For retailers to ensure that they benefit from this steep upward trajectory, they need to adopt a future-facing strategy, says Cheryl Ingram, the managing director and co-founder of The Digital Media Collective (TDMC). Over the past five years TDMC has launched over 200 e-commerce stores for retailers wanting to build profitable online retail channels.
“Back in 2013 e-commerce was a relatively unchartered space in South Africa with MRP leading the field in terms of traditional brick and mortar retailers entering the online shopping space,” says Ingram. “The online grocery space was non-existent and most of the top retailers were still grappling with the idea that South African consumers would one day actively choose to shop online versus instore. A lot has changed in 10 years!”
These changes here in South Africa and globally are being driven both by retailers who are moving towards more multi-channel strategies and are continually reinventing the way we can shop online, and by the expectations of customers as they seek out more convenience on all levels, from checkout processes and payment methods to hassle-free and cost-effective delivery.
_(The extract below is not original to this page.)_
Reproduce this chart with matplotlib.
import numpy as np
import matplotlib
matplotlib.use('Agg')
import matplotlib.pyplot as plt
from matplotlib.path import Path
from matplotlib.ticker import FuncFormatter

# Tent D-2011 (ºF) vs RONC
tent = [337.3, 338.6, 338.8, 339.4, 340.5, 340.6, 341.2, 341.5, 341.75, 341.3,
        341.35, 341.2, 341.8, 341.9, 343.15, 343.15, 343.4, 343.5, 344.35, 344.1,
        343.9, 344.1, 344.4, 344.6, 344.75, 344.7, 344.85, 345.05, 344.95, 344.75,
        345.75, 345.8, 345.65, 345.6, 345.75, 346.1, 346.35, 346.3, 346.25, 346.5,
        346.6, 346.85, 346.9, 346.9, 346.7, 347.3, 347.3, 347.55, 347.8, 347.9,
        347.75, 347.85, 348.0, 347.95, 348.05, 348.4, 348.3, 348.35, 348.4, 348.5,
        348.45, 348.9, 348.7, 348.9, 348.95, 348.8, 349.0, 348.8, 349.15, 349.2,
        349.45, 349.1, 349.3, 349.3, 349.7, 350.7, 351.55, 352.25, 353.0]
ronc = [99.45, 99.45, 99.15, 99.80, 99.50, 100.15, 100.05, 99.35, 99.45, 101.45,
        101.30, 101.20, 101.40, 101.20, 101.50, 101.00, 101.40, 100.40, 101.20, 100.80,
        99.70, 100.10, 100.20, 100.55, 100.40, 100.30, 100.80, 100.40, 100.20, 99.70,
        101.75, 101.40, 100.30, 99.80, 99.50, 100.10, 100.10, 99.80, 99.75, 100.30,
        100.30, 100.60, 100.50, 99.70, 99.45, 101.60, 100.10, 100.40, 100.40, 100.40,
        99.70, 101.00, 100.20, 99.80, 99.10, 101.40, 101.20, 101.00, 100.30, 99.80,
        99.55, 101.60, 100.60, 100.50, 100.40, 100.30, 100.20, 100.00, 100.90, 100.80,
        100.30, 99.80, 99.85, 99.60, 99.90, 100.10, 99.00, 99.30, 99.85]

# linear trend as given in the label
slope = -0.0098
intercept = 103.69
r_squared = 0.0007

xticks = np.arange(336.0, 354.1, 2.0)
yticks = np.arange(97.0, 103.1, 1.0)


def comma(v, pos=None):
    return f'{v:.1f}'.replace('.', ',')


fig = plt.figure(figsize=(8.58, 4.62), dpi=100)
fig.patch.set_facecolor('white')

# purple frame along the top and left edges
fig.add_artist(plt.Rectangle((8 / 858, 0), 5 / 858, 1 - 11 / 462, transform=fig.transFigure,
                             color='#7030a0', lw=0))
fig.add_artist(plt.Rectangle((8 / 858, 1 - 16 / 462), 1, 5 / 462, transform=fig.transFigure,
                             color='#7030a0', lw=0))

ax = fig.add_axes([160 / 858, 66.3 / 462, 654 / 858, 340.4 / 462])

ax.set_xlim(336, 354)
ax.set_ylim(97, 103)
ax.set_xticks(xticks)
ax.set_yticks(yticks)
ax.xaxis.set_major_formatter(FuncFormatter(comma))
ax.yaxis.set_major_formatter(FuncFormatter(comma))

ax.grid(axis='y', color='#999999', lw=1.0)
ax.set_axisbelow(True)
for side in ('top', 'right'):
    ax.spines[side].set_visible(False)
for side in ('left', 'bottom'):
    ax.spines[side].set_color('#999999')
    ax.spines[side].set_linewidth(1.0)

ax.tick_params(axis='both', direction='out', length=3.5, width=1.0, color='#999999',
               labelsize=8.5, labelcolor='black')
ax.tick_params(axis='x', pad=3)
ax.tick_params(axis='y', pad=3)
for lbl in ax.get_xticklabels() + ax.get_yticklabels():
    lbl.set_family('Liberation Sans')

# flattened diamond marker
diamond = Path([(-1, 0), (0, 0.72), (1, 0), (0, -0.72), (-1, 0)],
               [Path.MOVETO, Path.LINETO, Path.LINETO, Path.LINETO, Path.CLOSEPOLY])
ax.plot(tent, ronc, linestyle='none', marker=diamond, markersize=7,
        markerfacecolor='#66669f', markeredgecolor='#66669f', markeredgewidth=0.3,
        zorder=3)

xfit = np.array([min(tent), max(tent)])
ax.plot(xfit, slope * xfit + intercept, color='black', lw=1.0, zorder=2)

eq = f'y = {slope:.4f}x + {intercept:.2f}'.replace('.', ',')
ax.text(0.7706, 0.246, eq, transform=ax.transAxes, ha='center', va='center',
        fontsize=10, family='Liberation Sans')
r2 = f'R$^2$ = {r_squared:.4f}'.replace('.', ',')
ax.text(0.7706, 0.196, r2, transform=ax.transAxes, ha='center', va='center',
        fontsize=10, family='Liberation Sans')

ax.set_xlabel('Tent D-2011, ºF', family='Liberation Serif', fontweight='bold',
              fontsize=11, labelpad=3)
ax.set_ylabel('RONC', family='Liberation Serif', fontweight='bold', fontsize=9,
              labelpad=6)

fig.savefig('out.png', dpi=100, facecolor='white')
The result? An impressive spike in e-commerce activity. Brandmapp’s latest data shows that over 65% of the 33,000 respondents had shopped from one of SA’s largest online retailers in the last year – a 25% jump from just two years ago.
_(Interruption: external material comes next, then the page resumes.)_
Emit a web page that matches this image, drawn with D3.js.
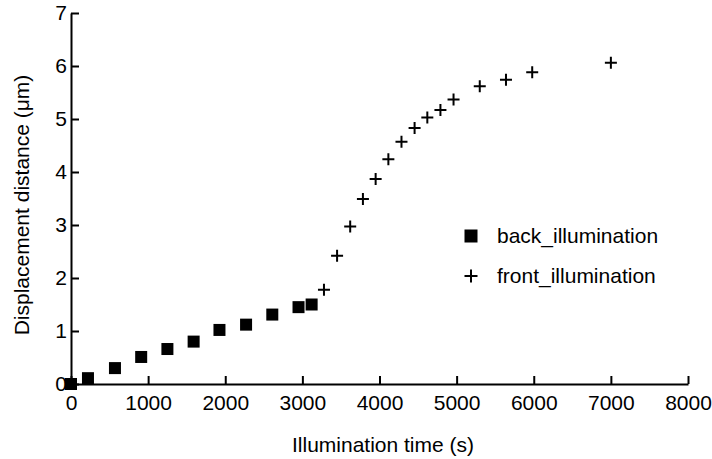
<!DOCTYPE html>
<html>
<head>
<meta charset="utf-8">
<script src="https://cdn.jsdelivr.net/npm/d3@7"></script>
<style>
    body { margin: 0; background: #fff; }
    svg { display: block; font-family: "Liberation Sans", Arial, sans-serif; }
</style>
</head>
<body>
<div id="chart"></div>
<script>
// back illumination series (time in s, displacement in um)
const backTime = [0, 220, 570, 910, 1250, 1590, 1925, 2270, 2610, 2950, 3120];
const backDisp = [0, 0.11, 0.30, 0.51, 0.66, 0.80, 1.02, 1.12, 1.31, 1.45, 1.50];

// front illumination series
const frontTime = [3280, 3450, 3620, 3785, 3950, 4115, 4285, 4455, 4620, 4790, 4960, 5300, 5640, 5980, 7000];
const frontDisp = [1.78, 2.42, 2.97, 3.49, 3.87, 4.24, 4.57, 4.83, 5.03, 5.17, 5.37, 5.62, 5.74, 5.88, 6.06];

const xTicks = [0, 1000, 2000, 3000, 4000, 5000, 6000, 7000, 8000];
const yTicks = [0, 1, 2, 3, 4, 5, 6, 7];

const width = 712, height = 459;
const margin = { top: 13, right: 24, bottom: 75, left: 71 };

const svg = d3.select("#chart")
    .append("svg")
    .attr("width", width)
    .attr("height", height);

const x = d3.scaleLinear()
    .domain([0, 8000])
    .range([margin.left, width - margin.right]);

const y = d3.scaleLinear()
    .domain([0, 7])
    .range([height - margin.bottom, margin.top]);

// Axes with ticks pointing inward
const xAxis = svg.append("g")
    .attr("transform", `translate(0,${y(0)})`)
    .call(d3.axisBottom(x).tickValues(xTicks).tickFormat(d3.format("d"))
        .tickSizeInner(-8).tickSizeOuter(0).tickPadding(11));

const yAxis = svg.append("g")
    .attr("transform", `translate(${x(0)},0)`)
    .call(d3.axisLeft(y).tickValues(yTicks).tickFormat(d3.format("d"))
        .tickSizeInner(-8).tickSizeOuter(0).tickPadding(4));

[xAxis, yAxis].forEach(g => {
    g.selectAll("path, line").attr("stroke", "#000").attr("stroke-width", 2);
    g.selectAll("text")
        .attr("fill", "#000")
        .style("font-size", "21px")
        .style("font-family", "'Liberation Sans', Arial, sans-serif");
});

// Axis titles
svg.append("text")
    .attr("x", 383)
    .attr("y", 452)
    .attr("text-anchor", "middle")
    .style("font-size", "21px")
    .text("Illumination time (s)");

svg.append("text")
    .attr("transform", "translate(29,205) rotate(-90)")
    .attr("text-anchor", "middle")
    .style("font-size", "21px")
    .text("Displacement distance (μm)");

// Back illumination squares
const sq = 12;
svg.append("g")
    .selectAll("rect")
    .data(backTime.map((t, i) => [t, backDisp[i]]))
    .join("rect")
    .attr("x", d => x(d[0]) - sq / 2)
    .attr("y", d => y(d[1]) - sq / 2)
    .attr("width", sq)
    .attr("height", sq)
    .attr("fill", "#000");

// Front illumination plus markers
function plusPath(cx, cy, s) {
    const h = s / 2;
    return `M${cx - h},${cy}H${cx + h}M${cx},${cy - h}V${cy + h}`;
}
svg.append("g")
    .selectAll("path")
    .data(frontTime.map((t, i) => [t, frontDisp[i]]))
    .join("path")
    .attr("d", d => plusPath(x(d[0]), y(d[1]), 12))
    .attr("stroke", "#000")
    .attr("stroke-width", 2)
    .attr("fill", "none");

// Legend
const legend = svg.append("g");
legend.append("rect")
    .attr("x", 471 - 6.5)
    .attr("y", 236 - 6.5)
    .attr("width", 13)
    .attr("height", 13)
    .attr("fill", "#000");
legend.append("text")
    .attr("x", 497)
    .attr("y", 236)
    .attr("dy", "0.35em")
    .style("font-size", "21px")
    .text("back_illumination");
legend.append("path")
    .attr("d", plusPath(471, 276, 13))
    .attr("stroke", "#000")
    .attr("stroke-width", 2);
legend.append("text")
    .attr("x", 497)
    .attr("y", 276)
    .attr("dy", "0.35em")
    .style("font-size", "21px")
    .text("front_illumination");
</script>
</body>
</html>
Here, Ingram shares her key industry insights on how retailers can benefit from the boom in 2023 and beyond.
If brands are serious about building and growing their e-commerce business, they need to commit a substantial budget to paid media.
“There is a misconception that online requires a much smaller level of investment, when really what you put in will absolutely determine what you get out. A robust paid media strategy that includes all digital channels is not negotiable. Anyone who expects success from e-commerce without any significant investment in paid media might just as well build their next retail store in a field that has no road access,” says Ingram.
According to Statista’s latest E-commerce Country Report the top five online stores in South Africa accounted for 68% of the net sales of the top 100 online stores in 2021. But, as Ingram emphasises, e-commerce is a great equaliser, and she is continually surprised by relatively unknown online brands who cross her path who are driving seven-figure revenues monthly.
“This is the opportunity that e-commerce presents – it levels the playing field and gives anyone with the right product the opportunity to build a business that can outperform the big retailers because they have the right product and the agility to open the tap and let it run.”
She says slow turnaround times paired with lengthy decision-making processes often mean larger retailers miss opportunities. “Adopting a more agile approach is key to growth.”
Another challenge for larger retailers is the wide choice now offered to consumers online and their ability to quickly do price comparisons, undermining customer brand loyalty, a cornerstone of traditional large retailers.
For today’s time-pressed consumer convenience is key – they want to be able to shop quickly and easily wherever they are at any time of the day.
“For anyone in the online space, the key consideration should be the consumer and how far you are prepared to go to be wherever your consumer shops. Omnichannel retailing means a seamless shopping experience anywhere, anytime – and that should be the goal of every future facing retailer,” notes Ingram.
She adds that she expects to see a pullback on TV spend with higher investment in social media channels especially YouTube and TikTok.
Other changes that will make online shopping quicker and easier for South African consumers include one-click checkout (like Amazon Prime offers), subscriptions services particularly across monthly staples, and onsite checkouts.
“Onsite checkout means that customers never have to leave the social media channel they are on in order to transact, plus we expect to see a greater use of live shopping by the bigger brands,” says Ingram. “The role of WhatsApp in e-commerce is also likely to change considerably over the next couple of years, especially where the mass market consumer is concerned.”
As we go into 2023, the retailers that are going to win the day will be those who have taken time to segment their customer base, who understand the value of personalisation, and who are delivering the right content to the right consumer.
“A single one-stop shop message served to all is no longer sufficient and consumers are looking for brands to better understand their needs and not clutter their inboxes with irrelevant and untimely messaging. The message from consumers to retailers is loud and clear: ‘Engage me with what I’m likely to be interested in – don’t spam me with a spray and pray message,’” Ingram notes.
Ingram says many retailers make the mistake of buying into common myths around consumer behaviour in South Africa. The first is that e-commerce is only for the top end of the shopper base. “Analysis of the shopper profile of many of our bigger retailers shows that this certainly is not true,” she says.
Similarly, there is the misconception that South Africans have a deep mistrust of shopping online and that cash is king. “2022 Black Friday stats disprove this. Online is very much a part of every South African’s shopping journey with revenues and traffic higher than ever before. Similarly, we have seen a marked spike in cashless shopping.”
Ingram explained that marketplaces have helped to build credibility for e-commerce in South Africa and she is looking forward to the changes the newly formed Bob Group will bring to the market with the merger of Bidorbuy and UAfrica.com.
“When they roll out their new marketplace offering they should be a serious competitor to Takealot for the simple reason that their model will be more like Makro, where the retailer ships to customers. In going this route, they eliminate the costs associated with 3rd party distribution and warehousing which will certainly appeal to the retailers,” says Ingram.